Point estimates of the stable oxygen and hydrogen isotope compositions of modern precipitation (d¹⁸O_ppt, dD_ppt) are necessary in many climatological and hydrological studies, and the regional and global distributions of d¹⁸O_ppt and dD_ppt provide means for testing a new generation of general circulation models equipped with isotope tracers. Thus far, annual or multiannual records of these values have been obtained for <400 locations worldwide, and no rigorous method for interpolating between sampled locations has been established. We propose a new method for the interpolation of mean annual d¹⁸O_ppt and dD_ppt and report the confidence of estimates made using this method. The isotopic composition of precipitation at a location is modeled as the sum of global patterns related to temperature and regional patterns related to variation in the source and transport of water vapor. Substituting latitude and altitude for temperature in the model generates equally good predictions and expands the applicability of the method. The new interpolation method decreases the average error of interpolated d¹⁸O_ppt and dD_ppt estimates by >0.2 and >1 per mil relative to previously used methods.
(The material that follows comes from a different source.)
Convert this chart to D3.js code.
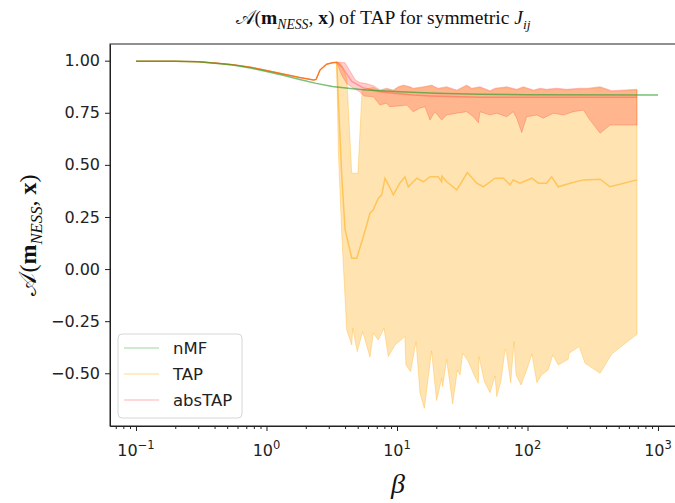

In addition, the new method significantly decreases the abundance and magnitude of high-error estimates. The average error of point estimates depends strongly on the number and proximity of data stations, but only 150-200 stations are needed to produce relatively precise and accurate estimates. Global maps of interpolated mean annual d¹⁸O_ppt and dD_ppt and the confidence intervals for these estimates provide a reference framework that can be rigorously applied in future studies. Seasonal variation in the form of the relation between d¹⁸O_ppt or dD_ppt and latitude makes treatment of monthly or seasonal data more complex, but upon development of the appropriate model to describe this relation, interpolation of sub-annual data can be achieved using the method proposed here.